The American Civil War Wax Museum in Gettysburg is undergoing a huge transformation, ready for when it will become known as the Gettysburg Heritage Center. To make way for new exhibits, many of the wax figurines – some of which have been in place for 50 years – will be sold at auction, along with antique furniture, clothing and other props used for the scenes.
To increase the appeal of the museum with younger visitors, the centre will be renamed Gettysburg Heritage Center. Exhibits will be created using technology, artefacts and “smart tables” so that visitors will be able to experience how it would have felt to live in Gettysburg before, during and in the aftermath of the battle. Effects will include the ground shaking as cannons boom.
Tammy Myers, the president of the centre, is hoping to appeal to more females by including details of the challenges faced in everyday life.
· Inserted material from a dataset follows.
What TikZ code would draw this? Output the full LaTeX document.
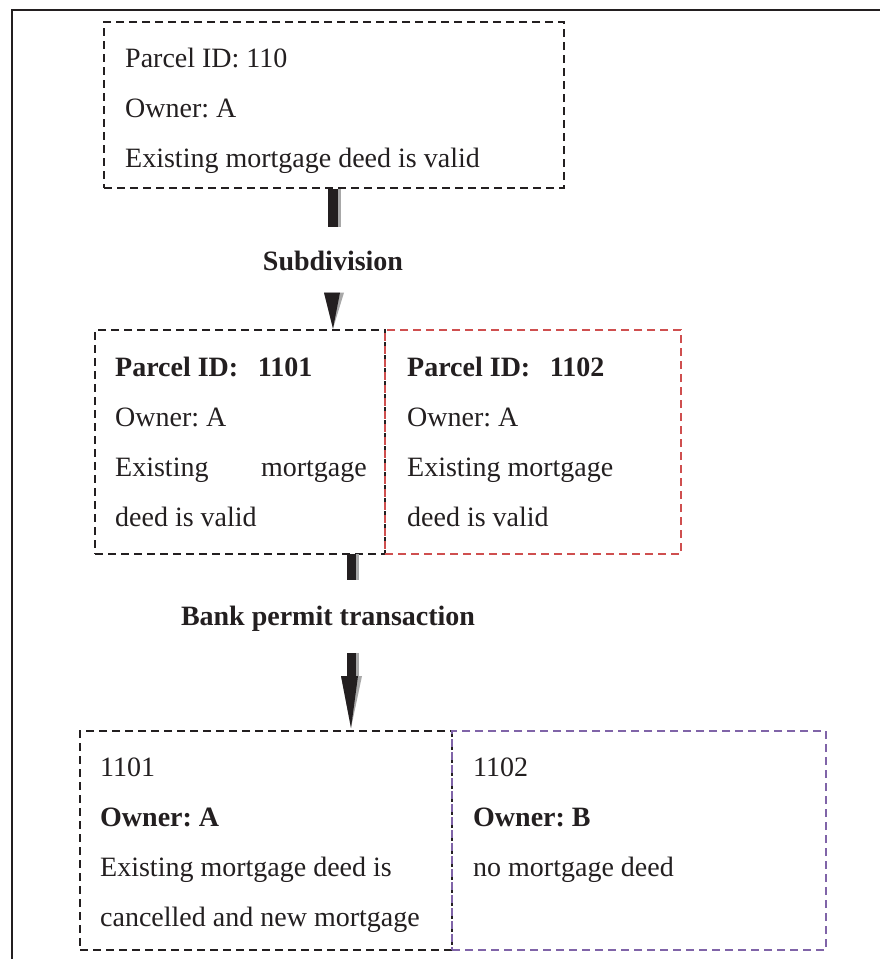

Artefacts will include an antique church pew, signs filled with bullet holes and diaries.
According to Stephanie Lightner, the general manager of the centre, people are more likely to remember their experience at the museum than the artefacts. Although some long serving members of staff have reportedly found it difficult, they are adjusting to the changes.
Actors will still re-enact history outside the museum when it opens in April.
Antique furniture will be among the items sold at auction in March and is expected to create interest among collectors and theatre groups. Items like antique bookcases can create a realistic atmosphere of days gone by.